▶ SET EXERCISE
Check each line of the listing below for the string "matplotlib", and copy the ones that have it.

▶ INFORMATION GIVEN

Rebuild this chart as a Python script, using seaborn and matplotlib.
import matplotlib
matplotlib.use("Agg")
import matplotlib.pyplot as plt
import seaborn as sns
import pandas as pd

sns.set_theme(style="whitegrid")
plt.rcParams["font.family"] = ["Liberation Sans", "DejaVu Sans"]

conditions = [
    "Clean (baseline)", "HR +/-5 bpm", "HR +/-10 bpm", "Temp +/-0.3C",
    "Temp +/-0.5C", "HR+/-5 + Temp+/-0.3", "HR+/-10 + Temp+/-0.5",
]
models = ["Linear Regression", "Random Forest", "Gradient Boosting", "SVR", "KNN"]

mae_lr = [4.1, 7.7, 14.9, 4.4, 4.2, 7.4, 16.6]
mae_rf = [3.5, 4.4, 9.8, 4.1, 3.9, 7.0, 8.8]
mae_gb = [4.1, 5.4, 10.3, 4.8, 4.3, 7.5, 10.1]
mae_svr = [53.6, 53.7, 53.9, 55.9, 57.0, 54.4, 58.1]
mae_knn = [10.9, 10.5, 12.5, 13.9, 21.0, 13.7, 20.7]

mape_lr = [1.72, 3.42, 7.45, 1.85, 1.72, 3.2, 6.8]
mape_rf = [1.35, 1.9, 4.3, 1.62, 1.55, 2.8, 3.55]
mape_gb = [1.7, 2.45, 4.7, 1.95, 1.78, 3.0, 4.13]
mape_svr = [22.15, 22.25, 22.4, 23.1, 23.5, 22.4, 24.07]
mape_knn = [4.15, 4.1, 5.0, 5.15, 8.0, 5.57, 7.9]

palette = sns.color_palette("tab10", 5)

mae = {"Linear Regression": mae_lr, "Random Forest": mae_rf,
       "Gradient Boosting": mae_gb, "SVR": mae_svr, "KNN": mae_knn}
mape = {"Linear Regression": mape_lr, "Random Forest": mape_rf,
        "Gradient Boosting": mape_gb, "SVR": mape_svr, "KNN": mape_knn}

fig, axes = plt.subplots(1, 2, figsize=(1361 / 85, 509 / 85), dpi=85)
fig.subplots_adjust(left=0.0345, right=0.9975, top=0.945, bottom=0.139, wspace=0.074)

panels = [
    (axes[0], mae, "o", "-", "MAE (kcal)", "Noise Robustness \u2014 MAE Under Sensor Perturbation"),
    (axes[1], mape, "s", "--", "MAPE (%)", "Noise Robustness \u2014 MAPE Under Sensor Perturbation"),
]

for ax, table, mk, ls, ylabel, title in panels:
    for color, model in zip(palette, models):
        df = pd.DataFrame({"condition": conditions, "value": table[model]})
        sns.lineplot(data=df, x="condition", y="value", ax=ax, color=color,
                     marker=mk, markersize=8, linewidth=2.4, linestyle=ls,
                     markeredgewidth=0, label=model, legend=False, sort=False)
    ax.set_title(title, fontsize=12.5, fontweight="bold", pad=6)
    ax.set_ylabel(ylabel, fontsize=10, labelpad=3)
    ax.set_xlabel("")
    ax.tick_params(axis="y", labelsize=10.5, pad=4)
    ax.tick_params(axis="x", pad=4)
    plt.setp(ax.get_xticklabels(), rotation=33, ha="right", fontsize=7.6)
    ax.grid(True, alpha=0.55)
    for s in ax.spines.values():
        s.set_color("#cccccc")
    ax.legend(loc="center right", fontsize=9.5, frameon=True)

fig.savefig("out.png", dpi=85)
---
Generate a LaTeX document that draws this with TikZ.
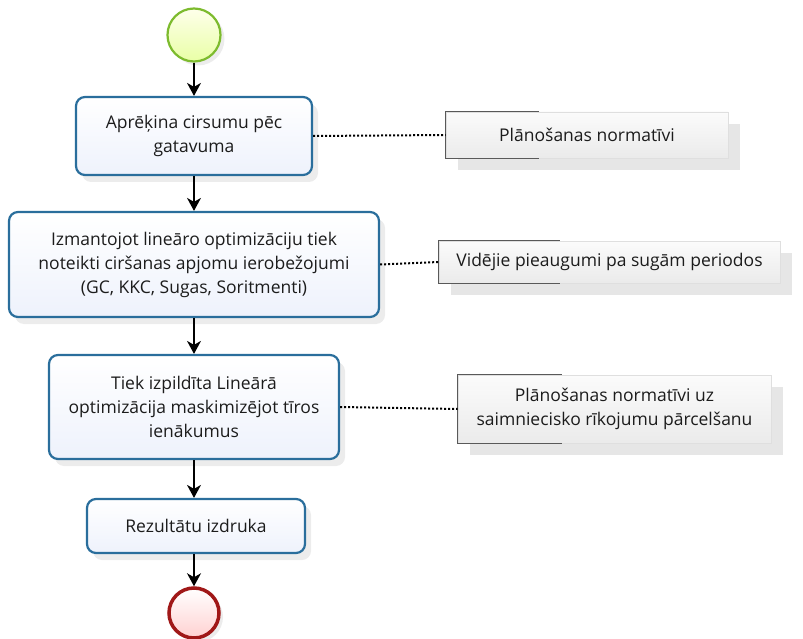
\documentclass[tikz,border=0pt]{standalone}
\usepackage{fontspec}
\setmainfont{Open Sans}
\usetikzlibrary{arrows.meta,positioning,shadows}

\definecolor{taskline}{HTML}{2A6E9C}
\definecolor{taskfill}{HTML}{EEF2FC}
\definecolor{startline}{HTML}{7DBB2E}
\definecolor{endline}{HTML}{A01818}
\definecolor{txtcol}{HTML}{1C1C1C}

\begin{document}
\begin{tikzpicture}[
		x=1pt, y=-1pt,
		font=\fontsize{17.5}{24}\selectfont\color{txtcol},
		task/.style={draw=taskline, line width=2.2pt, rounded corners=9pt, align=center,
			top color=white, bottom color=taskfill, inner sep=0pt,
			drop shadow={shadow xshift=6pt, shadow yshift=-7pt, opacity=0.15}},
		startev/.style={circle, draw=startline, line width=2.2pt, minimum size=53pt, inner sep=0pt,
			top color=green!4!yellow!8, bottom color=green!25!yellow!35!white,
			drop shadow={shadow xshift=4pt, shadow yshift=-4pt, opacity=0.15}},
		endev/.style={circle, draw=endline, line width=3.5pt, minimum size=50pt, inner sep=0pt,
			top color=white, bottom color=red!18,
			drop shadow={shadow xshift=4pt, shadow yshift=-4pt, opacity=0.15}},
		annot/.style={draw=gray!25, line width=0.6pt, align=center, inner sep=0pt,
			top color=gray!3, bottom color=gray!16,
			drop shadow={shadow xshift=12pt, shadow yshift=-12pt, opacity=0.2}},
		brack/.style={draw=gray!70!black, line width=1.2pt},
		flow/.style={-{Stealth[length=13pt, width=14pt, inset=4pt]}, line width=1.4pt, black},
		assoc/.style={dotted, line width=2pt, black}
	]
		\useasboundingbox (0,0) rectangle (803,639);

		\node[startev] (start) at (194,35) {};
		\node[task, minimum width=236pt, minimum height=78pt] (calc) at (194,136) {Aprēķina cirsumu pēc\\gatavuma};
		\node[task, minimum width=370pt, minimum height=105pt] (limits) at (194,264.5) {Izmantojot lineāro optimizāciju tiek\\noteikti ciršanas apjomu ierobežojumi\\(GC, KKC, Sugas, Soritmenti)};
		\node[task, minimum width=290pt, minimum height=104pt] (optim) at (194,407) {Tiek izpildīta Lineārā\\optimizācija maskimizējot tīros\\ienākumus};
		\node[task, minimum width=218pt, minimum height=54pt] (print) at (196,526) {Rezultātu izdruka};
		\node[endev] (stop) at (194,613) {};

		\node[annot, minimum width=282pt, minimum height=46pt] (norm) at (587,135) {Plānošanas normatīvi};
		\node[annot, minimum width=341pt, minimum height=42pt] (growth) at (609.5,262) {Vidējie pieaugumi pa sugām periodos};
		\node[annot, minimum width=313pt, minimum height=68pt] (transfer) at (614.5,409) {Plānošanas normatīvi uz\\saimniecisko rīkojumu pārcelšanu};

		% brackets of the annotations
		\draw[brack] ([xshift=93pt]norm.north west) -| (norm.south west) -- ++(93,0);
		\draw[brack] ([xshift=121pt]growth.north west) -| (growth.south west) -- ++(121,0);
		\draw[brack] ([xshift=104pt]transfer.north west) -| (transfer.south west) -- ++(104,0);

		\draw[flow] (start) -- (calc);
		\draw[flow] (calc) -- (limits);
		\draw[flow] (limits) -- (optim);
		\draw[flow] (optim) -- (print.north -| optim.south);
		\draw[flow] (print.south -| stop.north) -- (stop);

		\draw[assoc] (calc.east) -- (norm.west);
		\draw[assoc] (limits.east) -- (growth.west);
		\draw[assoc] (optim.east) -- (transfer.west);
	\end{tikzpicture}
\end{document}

▶ TASK RESPONSE
Rebuild this chart as a Python script, using seaborn and matplotlib.
import matplotlib
matplotlib.use("Agg")
import matplotlib.pyplot as plt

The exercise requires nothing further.